While deployed, my courses were entirely online. I would often have to pair evening classes with an online class due to training at night. After the spring of 2020, during the Covid-19 academic changes, my courses became hybrid virtual and online. I feel my instructors at Campbell did a great job of adapting to those changes. WSP’s virtual course was exceptionally well put together, efficient, and better than I would’ve expected for a virtual experience. The staff did an excellent job with our schedule, guest speakers, and evening mentor groups.

Why were you excited to participate in WSP this winter?

I was excited to participate in the winter STEM program and learn more about creating and implementing a system that I could apply to my future coursework. I was also looking forward to meeting other peers with similar goals in similar seasons of their journey.

What have you learned so far that you think will be helpful as you pursue your degree?

One of the best things I learned was the value of self-assessment and seeking improvement. Asking for help is difficult and asking, “How can I do this better?” was key to my success this past week.

What were you looking forward to learning during STEM week?

 I was looking forward to learning how our fellows and professors approached the problems and material, and how they organized it to retain and apply it in the future.

What research project did you work on, and what did you learn from that experience?

I worked on the “Data Exploration” research project with Dr. Merritt. I learned that I enjoy Python and can now appreciate the versatility of coding. We were able to look at code, not just as a skill but as a way to help us answer questions.

Are there any instructors or fellows who have made a difference for you this week so far?

All of the fellows I interacted with were amazing, and they were patient, competent, and structured. I enjoyed the week.

Is WSP having any effect on how confident you feel as a student?

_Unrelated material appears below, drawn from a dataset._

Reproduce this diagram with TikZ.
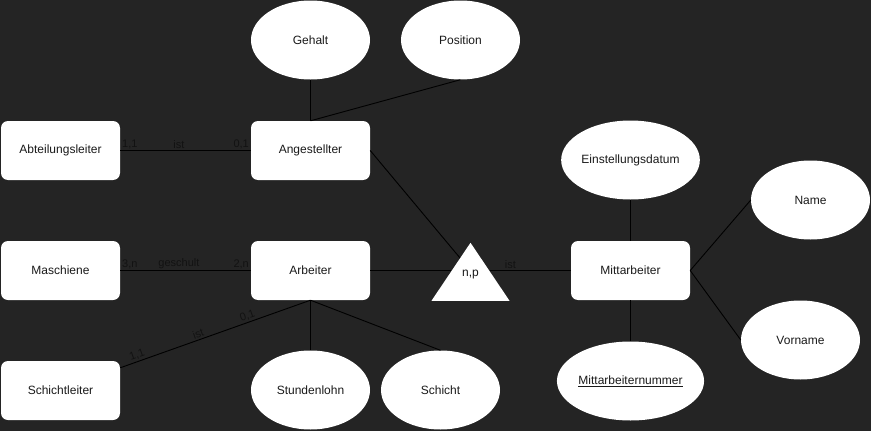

WSP has dramatically improved my academic confidence. We were given an overwhelming amount of work on novel topics and were guided along the path of problem-solving. This course has shown me that taking on a problem one step at a time, reading ahead one lecture at a time, and organization all matter. If this isn’t enough, then asking for help from a mentor or tutor is the next step. By taking this approach, I have supreme confidence moving forward in my education. I will apply the lessons that I learned in my remaining undergraduate courses and on my path to becoming a Physician.